> _Brief_:
Restate the whole of the material. Keep every word, and drop the pictures.

⟨

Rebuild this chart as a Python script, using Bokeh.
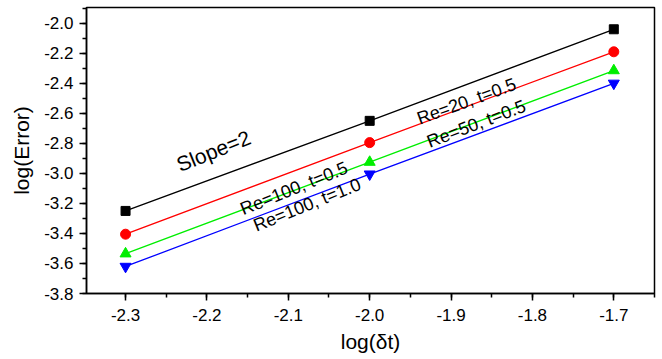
from bokeh.plotting import figure
from bokeh.models import FixedTicker, Range1d
from bokeh.core.properties import value
from bokeh.embed import file_html
from bokeh.resources import INLINE

log_dt = [-2.3, -2.0, -1.7]
err_re20 = [-3.25, -2.65, -2.04]
err_re50 = [-3.405, -2.795, -2.19]
err_re100_t05 = [-3.535, -2.925, -2.315]
err_re100_t10 = [-3.62, -3.005, -2.40]

x_ticks = [-2.3, -2.2, -2.1, -2.0, -1.9, -1.8, -1.7]
y_ticks = [-3.8, -3.6, -3.4, -3.2, -3.0, -2.8, -2.6, -2.4, -2.2, -2.0]

labels = ["Slope=2", "Re=20, t=0.5", "Re=50, t=0.5", "Re=100, t=0.5", "Re=100, t=1.0"]
label_x = [-2.192, -1.881, -1.869, -2.093, -2.077]
label_y = [-2.85, -2.52, -2.67, -3.10, -3.21]
label_angle = [22, 20, 21, 22, 22]

FONT = "Liberation Sans"

p = figure(width=662, height=359, output_backend="svg", toolbar_location=None,
           x_range=Range1d(-2.348, -1.65), y_range=Range1d(-3.8, -1.895),
           min_border_left=86, min_border_right=8, min_border_top=7, min_border_bottom=66)
p.xgrid.visible = False
p.ygrid.visible = False
p.outline_line_color = "black"
p.outline_line_width = 1.5
p.background_fill_color = "white"
p.border_fill_color = "white"

for ax, ticks, minor in ((p.xaxis[0], x_ticks, [-2.35 + 0.05 * i for i in range(15)]),
                         (p.yaxis[0], y_ticks, [-3.8 + 0.1 * i for i in range(20)])):
    ax.ticker = FixedTicker(ticks=ticks, minor_ticks=minor)
    ax.major_label_overrides = {t: f"{t:.1f}" for t in ticks}
    ax.major_label_text_font = FONT
    ax.major_label_text_font_size = "17px"
    ax.major_label_text_color = "black"
    ax.axis_label_text_font = FONT
    ax.axis_label_text_font_size = "21px"
    ax.axis_label_text_font_style = "normal"
    ax.axis_label_text_color = "black"
    ax.axis_line_color = "black"
    ax.axis_line_width = 1.5
    ax.major_tick_line_color = "black"
    ax.minor_tick_line_color = "black"
    ax.major_tick_line_width = 1.5
    ax.minor_tick_line_width = 1.5
    ax.major_tick_out = 7
    ax.major_tick_in = 0
    ax.minor_tick_out = 4
    ax.minor_tick_in = 0

p.xaxis.axis_label = "log(δt)"
p.yaxis.axis_label = "log(Error)"
p.xaxis.major_label_standoff = 8
p.yaxis.major_label_standoff = 6
p.xaxis.axis_label_standoff = 6
p.yaxis.axis_label_standoff = 8

p.line(log_dt, err_re20, line_color="black", line_width=1.3)
p.scatter(log_dt, err_re20, marker="square", size=9, color="black")
p.line(log_dt, err_re50, line_color="red", line_width=1.3)
p.scatter(log_dt, err_re50, marker="circle", size=10, color="red")
p.line(log_dt, err_re100_t05, line_color="#00ee00", line_width=1.3)
p.scatter(log_dt, err_re100_t05, marker="triangle", size=11, color="#00ee00")
p.line(log_dt, err_re100_t10, line_color="blue", line_width=1.3)
p.scatter(log_dt, err_re100_t10, marker="inverted_triangle", size=11, color="blue")

p.text(x=label_x[:1], y=label_y[:1], text=labels[:1], angle=label_angle[:1], angle_units="deg",
       text_font=value(FONT), text_font_size="21px", text_color="black",
       text_align="center", text_baseline="middle")
p.text(x=label_x[1:], y=label_y[1:], text=labels[1:], angle=label_angle[1:], angle_units="deg",
       text_font=value(FONT), text_font_size="18px", text_color="black",
       text_align="center", text_baseline="middle")

open("out.html", "w").write(file_html(p, INLINE))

⟩

> _Reply to the exercise_:
Rebuild this chart as a Python script, using Bokeh.
from bokeh.plotting import figure
from bokeh.models import FixedTicker, Range1d
from bokeh.core.properties import value
from bokeh.embed import file_html
from bokeh.resources import INLINE

log_dt = [-2.3, -2.0, -1.7]
err_re20 = [-3.25, -2.65, -2.04]
err_re50 = [-3.405, -2.795, -2.19]
err_re100_t05 = [-3.535, -2.925, -2.315]
err_re100_t10 = [-3.62, -3.005, -2.40]

x_ticks = [-2.3, -2.2, -2.1, -2.0, -1.9, -1.8, -1.7]
y_ticks = [-3.8, -3.6, -3.4, -3.2, -3.0, -2.8, -2.6, -2.4, -2.2, -2.0]

labels = ["Slope=2", "Re=20, t=0.5", "Re=50, t=0.5", "Re=100, t=0.5", "Re=100, t=1.0"]
label_x = [-2.192, -1.881, -1.869, -2.093, -2.077]
label_y = [-2.85, -2.52, -2.67, -3.10, -3.21]
label_angle = [22, 20, 21, 22, 22]

FONT = "Liberation Sans"

p = figure(width=662, height=359, output_backend="svg", toolbar_location=None,
           x_range=Range1d(-2.348, -1.65), y_range=Range1d(-3.8, -1.895),
           min_border_left=86, min_border_right=8, min_border_top=7, min_border_bottom=66)
p.xgrid.visible = False
p.ygrid.visible = False
p.outline_line_color = "black"
p.outline_line_width = 1.5
p.background_fill_color = "white"
p.border_fill_color = "white"

for ax, ticks, minor in ((p.xaxis[0], x_ticks, [-2.35 + 0.05 * i for i in range(15)]),
                         (p.yaxis[0], y_ticks, [-3.8 + 0.1 * i for i in range(20)])):
    ax.ticker = FixedTicker(ticks=ticks, minor_ticks=minor)
    ax.major_label_overrides = {t: f"{t:.1f}" for t in ticks}
    ax.major_label_text_font = FONT
    ax.major_label_text_font_size = "17px"
    ax.major_label_text_color = "black"
    ax.axis_label_text_font = FONT
    ax.axis_label_text_font_size = "21px"
    ax.axis_label_text_font_style = "normal"
    ax.axis_label_text_color = "black"
    ax.axis_line_color = "black"
    ax.axis_line_width = 1.5
    ax.major_tick_line_color = "black"
    ax.minor_tick_line_color = "black"
    ax.major_tick_line_width = 1.5
    ax.minor_tick_line_width = 1.5
    ax.major_tick_out = 7
    ax.major_tick_in = 0
    ax.minor_tick_out = 4
    ax.minor_tick_in = 0

p.xaxis.axis_label = "log(δt)"
p.yaxis.axis_label = "log(Error)"
p.xaxis.major_label_standoff = 8
p.yaxis.major_label_standoff = 6
p.xaxis.axis_label_standoff = 6
p.yaxis.axis_label_standoff = 8

p.line(log_dt, err_re20, line_color="black", line_width=1.3)
p.scatter(log_dt, err_re20, marker="square", size=9, color="black")
p.line(log_dt, err_re50, line_color="red", line_width=1.3)
p.scatter(log_dt, err_re50, marker="circle", size=10, color="red")
p.line(log_dt, err_re100_t05, line_color="#00ee00", line_width=1.3)
p.scatter(log_dt, err_re100_t05, marker="triangle", size=11, color="#00ee00")
p.line(log_dt, err_re100_t10, line_color="blue", line_width=1.3)
p.scatter(log_dt, err_re100_t10, marker="inverted_triangle", size=11, color="blue")

p.text(x=label_x[:1], y=label_y[:1], text=labels[:1], angle=label_angle[:1], angle_units="deg",
       text_font=value(FONT), text_font_size="21px", text_color="black",
       text_align="center", text_baseline="middle")
p.text(x=label_x[1:], y=label_y[1:], text=labels[1:], angle=label_angle[1:], angle_units="deg",
       text_font=value(FONT), text_font_size="18px", text_color="black",
       text_align="center", text_baseline="middle")

open("out.html", "w").write(file_html(p, INLINE))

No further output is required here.